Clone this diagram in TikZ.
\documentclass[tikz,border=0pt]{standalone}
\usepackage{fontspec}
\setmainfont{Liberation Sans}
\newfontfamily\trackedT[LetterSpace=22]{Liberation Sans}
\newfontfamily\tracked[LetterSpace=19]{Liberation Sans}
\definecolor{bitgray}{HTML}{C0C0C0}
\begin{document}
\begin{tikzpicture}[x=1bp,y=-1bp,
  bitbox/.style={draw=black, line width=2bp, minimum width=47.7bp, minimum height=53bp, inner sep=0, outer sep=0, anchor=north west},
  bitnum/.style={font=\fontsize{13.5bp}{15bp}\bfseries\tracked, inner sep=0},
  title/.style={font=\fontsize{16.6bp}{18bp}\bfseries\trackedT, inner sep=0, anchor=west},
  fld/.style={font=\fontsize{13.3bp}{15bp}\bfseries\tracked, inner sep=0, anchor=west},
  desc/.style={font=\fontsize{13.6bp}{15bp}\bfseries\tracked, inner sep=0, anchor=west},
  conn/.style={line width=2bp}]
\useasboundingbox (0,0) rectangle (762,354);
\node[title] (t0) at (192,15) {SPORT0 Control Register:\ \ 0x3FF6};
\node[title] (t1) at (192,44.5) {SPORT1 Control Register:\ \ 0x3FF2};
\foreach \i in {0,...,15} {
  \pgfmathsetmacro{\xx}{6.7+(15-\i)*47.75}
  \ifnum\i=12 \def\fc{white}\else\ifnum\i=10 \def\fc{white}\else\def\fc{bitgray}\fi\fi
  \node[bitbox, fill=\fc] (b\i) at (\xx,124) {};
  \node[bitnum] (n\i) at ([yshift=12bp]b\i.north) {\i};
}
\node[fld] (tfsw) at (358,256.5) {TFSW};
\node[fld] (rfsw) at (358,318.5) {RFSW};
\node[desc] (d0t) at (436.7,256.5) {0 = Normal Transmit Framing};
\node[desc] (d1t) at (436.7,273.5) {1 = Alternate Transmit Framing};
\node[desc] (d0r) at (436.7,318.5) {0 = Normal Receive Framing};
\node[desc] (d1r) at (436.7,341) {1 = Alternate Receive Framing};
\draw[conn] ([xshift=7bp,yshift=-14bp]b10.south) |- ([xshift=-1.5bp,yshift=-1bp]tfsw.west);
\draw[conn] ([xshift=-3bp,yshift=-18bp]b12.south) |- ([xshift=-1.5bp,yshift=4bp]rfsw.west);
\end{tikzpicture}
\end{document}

SET EXERCISE>
Please set down the whole listing above without altering a single line.

THE ANSWER>
Clone this diagram in TikZ.
\documentclass[tikz,border=0pt]{standalone}
\usepackage{fontspec}
\setmainfont{Liberation Sans}
\newfontfamily\trackedT[LetterSpace=22]{Liberation Sans}
\newfontfamily\tracked[LetterSpace=19]{Liberation Sans}
\definecolor{bitgray}{HTML}{C0C0C0}
\begin{document}
\begin{tikzpicture}[x=1bp,y=-1bp,
  bitbox/.style={draw=black, line width=2bp, minimum width=47.7bp, minimum height=53bp, inner sep=0, outer sep=0, anchor=north west},
  bitnum/.style={font=\fontsize{13.5bp}{15bp}\bfseries\tracked, inner sep=0},
  title/.style={font=\fontsize{16.6bp}{18bp}\bfseries\trackedT, inner sep=0, anchor=west},
  fld/.style={font=\fontsize{13.3bp}{15bp}\bfseries\tracked, inner sep=0, anchor=west},
  desc/.style={font=\fontsize{13.6bp}{15bp}\bfseries\tracked, inner sep=0, anchor=west},
  conn/.style={line width=2bp}]
\useasboundingbox (0,0) rectangle (762,354);
\node[title] (t0) at (192,15) {SPORT0 Control Register:\ \ 0x3FF6};
\node[title] (t1) at (192,44.5) {SPORT1 Control Register:\ \ 0x3FF2};
\foreach \i in {0,...,15} {
  \pgfmathsetmacro{\xx}{6.7+(15-\i)*47.75}
  \ifnum\i=12 \def\fc{white}\else\ifnum\i=10 \def\fc{white}\else\def\fc{bitgray}\fi\fi
  \node[bitbox, fill=\fc] (b\i) at (\xx,124) {};
  \node[bitnum] (n\i) at ([yshift=12bp]b\i.north) {\i};
}
\node[fld] (tfsw) at (358,256.5) {TFSW};
\node[fld] (rfsw) at (358,318.5) {RFSW};
\node[desc] (d0t) at (436.7,256.5) {0 = Normal Transmit Framing};
\node[desc] (d1t) at (436.7,273.5) {1 = Alternate Transmit Framing};
\node[desc] (d0r) at (436.7,318.5) {0 = Normal Receive Framing};
\node[desc] (d1r) at (436.7,341) {1 = Alternate Receive Framing};
\draw[conn] ([xshift=7bp,yshift=-14bp]b10.south) |- ([xshift=-1.5bp,yshift=-1bp]tfsw.west);
\draw[conn] ([xshift=-3bp,yshift=-18bp]b12.south) |- ([xshift=-1.5bp,yshift=4bp]rfsw.west);
\end{tikzpicture}
\end{document}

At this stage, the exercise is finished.